Items from a data source
◆ ◆ ◆ ◆
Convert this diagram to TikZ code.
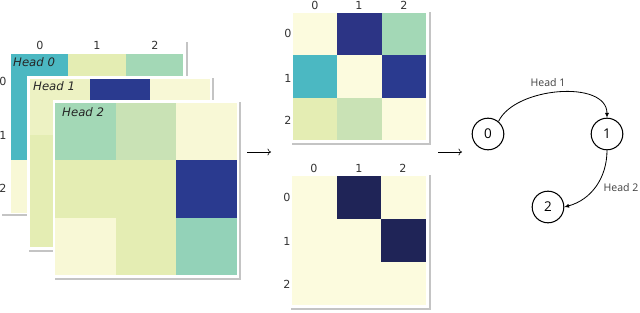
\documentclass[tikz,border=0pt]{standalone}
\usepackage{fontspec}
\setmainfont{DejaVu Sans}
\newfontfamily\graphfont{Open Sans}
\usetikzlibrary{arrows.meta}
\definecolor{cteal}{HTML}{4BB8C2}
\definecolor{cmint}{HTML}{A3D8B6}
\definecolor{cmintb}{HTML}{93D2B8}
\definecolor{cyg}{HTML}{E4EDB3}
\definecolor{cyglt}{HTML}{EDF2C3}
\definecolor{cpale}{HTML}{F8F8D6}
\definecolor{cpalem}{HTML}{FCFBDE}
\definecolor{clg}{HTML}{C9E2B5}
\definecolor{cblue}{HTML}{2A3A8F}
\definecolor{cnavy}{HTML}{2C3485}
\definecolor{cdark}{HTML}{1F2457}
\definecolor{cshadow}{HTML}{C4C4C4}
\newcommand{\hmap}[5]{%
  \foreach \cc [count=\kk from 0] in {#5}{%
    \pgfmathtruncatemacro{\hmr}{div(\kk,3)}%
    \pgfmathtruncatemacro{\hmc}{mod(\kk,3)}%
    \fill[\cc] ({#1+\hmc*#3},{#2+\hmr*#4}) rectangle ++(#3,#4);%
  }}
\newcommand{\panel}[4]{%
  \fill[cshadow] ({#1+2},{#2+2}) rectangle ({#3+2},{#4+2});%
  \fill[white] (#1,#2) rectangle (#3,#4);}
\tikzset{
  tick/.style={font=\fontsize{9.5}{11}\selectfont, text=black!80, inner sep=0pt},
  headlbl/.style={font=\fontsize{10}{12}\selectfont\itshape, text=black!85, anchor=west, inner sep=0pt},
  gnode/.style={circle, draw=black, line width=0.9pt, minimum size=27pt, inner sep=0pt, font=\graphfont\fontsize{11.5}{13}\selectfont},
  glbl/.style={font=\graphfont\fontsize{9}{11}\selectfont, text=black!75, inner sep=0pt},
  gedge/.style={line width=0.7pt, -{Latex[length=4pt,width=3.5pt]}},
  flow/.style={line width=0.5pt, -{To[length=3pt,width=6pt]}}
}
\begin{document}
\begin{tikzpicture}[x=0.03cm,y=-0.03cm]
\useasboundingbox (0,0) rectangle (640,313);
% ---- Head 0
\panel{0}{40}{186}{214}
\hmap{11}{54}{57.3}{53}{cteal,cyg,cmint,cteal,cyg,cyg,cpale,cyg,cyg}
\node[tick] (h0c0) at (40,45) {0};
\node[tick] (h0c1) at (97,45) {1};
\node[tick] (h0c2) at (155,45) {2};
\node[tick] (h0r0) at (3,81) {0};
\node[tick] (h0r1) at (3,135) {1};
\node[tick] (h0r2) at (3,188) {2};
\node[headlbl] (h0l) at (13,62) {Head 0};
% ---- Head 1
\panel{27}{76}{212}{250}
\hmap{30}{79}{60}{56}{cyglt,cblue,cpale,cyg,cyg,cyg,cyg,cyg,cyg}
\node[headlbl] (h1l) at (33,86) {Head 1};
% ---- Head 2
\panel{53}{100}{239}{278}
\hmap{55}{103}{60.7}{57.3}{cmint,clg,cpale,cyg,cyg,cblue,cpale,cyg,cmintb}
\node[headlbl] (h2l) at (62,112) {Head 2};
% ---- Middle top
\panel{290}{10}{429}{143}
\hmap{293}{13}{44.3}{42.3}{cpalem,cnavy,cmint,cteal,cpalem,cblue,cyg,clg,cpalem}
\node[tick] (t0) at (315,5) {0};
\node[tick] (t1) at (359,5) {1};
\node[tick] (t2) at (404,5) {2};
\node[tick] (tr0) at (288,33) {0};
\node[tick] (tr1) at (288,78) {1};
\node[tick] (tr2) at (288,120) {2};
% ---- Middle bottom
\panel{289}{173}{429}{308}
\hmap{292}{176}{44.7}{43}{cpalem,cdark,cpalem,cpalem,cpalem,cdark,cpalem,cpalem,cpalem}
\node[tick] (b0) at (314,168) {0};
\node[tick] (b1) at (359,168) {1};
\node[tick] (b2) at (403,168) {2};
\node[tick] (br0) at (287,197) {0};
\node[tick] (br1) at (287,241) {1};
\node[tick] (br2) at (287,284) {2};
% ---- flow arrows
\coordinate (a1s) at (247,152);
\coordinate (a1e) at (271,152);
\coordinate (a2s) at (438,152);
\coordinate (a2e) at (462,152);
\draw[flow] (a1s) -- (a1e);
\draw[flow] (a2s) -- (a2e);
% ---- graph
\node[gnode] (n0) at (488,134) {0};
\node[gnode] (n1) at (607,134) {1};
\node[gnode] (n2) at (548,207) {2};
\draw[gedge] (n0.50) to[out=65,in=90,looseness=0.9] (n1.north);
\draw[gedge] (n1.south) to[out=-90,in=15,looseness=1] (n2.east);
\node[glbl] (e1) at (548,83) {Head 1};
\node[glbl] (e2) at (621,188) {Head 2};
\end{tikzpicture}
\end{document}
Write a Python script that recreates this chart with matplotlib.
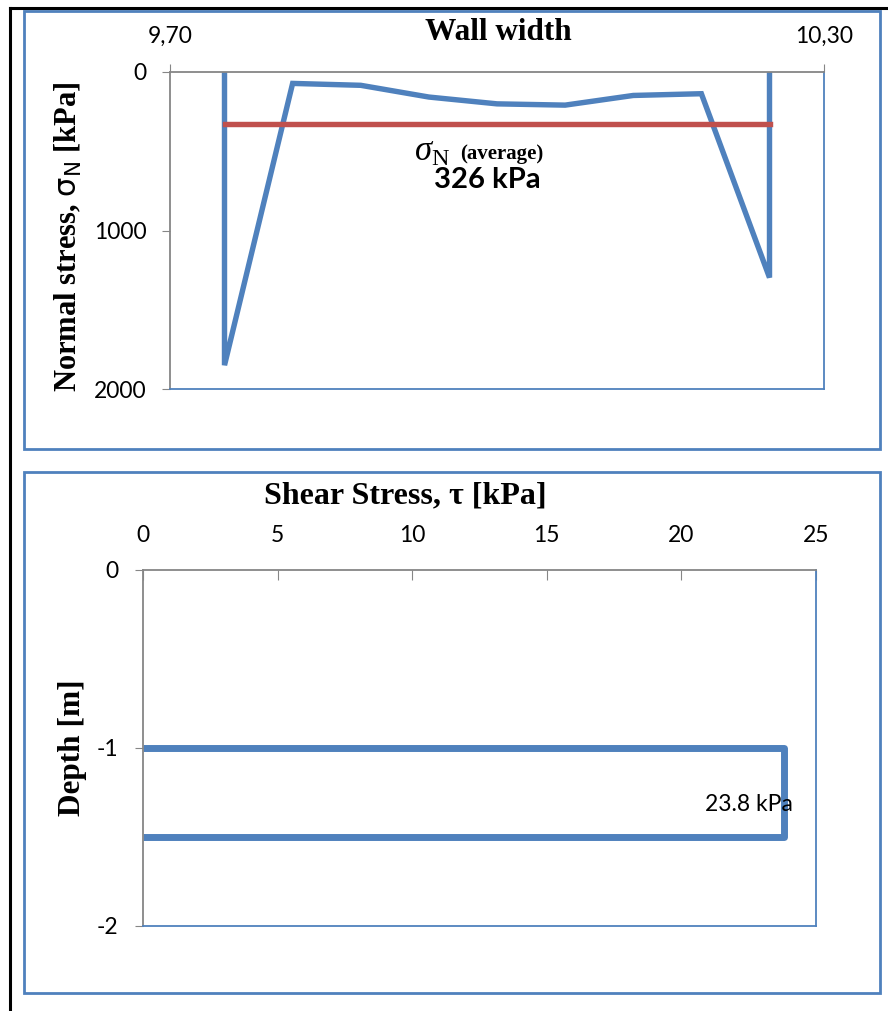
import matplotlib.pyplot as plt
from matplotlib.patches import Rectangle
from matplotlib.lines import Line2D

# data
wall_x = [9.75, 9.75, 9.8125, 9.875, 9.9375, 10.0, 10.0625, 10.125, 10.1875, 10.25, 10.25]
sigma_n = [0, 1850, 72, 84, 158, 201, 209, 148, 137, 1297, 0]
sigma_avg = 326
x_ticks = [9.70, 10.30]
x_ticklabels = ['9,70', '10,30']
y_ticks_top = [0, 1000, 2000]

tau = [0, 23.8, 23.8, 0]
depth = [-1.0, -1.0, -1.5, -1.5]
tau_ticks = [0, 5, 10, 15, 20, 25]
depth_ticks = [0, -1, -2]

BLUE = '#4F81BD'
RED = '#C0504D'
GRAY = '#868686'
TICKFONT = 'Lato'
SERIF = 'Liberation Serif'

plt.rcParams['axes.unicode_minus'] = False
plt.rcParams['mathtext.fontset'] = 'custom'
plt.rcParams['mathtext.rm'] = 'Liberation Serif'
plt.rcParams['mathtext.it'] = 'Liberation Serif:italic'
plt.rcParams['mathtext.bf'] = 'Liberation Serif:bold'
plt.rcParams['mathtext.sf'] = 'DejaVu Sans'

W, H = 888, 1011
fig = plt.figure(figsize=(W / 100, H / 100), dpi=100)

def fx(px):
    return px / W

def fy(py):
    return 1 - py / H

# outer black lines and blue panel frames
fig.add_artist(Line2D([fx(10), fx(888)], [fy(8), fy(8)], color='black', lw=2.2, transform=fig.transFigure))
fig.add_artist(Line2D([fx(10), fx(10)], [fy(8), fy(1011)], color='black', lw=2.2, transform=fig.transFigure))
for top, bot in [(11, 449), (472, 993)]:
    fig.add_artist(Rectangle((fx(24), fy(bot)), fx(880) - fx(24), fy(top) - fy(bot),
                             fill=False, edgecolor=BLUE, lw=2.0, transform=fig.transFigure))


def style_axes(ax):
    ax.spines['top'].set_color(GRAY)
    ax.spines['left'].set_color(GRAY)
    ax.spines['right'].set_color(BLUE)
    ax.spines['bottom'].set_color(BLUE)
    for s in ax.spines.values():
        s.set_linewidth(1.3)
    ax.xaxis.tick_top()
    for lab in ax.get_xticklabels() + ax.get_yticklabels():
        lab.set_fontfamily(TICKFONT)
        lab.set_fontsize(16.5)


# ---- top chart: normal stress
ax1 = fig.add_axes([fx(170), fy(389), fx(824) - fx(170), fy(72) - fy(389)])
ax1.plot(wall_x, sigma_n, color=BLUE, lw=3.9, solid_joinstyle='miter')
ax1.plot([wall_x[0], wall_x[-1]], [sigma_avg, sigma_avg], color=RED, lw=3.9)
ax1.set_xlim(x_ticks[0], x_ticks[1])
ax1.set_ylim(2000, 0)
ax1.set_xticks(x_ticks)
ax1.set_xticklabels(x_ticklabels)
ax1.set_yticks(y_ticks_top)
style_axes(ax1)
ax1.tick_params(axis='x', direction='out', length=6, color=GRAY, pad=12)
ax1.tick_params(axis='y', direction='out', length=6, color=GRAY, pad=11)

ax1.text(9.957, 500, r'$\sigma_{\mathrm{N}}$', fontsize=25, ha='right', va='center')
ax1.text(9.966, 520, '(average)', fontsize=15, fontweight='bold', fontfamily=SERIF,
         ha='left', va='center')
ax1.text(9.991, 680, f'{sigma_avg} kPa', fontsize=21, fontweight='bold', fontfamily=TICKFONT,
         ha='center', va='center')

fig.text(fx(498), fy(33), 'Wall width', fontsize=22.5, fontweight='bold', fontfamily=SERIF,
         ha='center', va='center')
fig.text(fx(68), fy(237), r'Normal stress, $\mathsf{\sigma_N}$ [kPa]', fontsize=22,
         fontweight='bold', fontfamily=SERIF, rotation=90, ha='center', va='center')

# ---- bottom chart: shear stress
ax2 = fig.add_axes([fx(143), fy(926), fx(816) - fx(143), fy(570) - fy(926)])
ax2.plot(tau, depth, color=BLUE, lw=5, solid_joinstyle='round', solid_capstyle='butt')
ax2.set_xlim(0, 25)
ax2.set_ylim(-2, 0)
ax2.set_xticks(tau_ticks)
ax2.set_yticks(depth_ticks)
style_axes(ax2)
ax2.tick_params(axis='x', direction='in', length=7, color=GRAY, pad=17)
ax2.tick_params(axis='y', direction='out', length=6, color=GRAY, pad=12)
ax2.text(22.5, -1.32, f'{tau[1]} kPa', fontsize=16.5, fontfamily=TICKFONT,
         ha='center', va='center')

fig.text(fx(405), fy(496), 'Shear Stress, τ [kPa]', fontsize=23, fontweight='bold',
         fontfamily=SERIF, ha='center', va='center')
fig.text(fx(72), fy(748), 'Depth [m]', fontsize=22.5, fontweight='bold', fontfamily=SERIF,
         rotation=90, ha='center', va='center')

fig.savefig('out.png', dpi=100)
◆ ◆ ◆ ◆
### CHALLENGE
Lines from the one with "Write a Python" through the one with "from matplotlib.lines import Line2D" are the only ones to quote. Quote them exactly and leave out pictures.

### REPLY
Write a Python script that recreates this chart with matplotlib.
import matplotlib.pyplot as plt
from matplotlib.patches import Rectangle
from matplotlib.lines import Line2D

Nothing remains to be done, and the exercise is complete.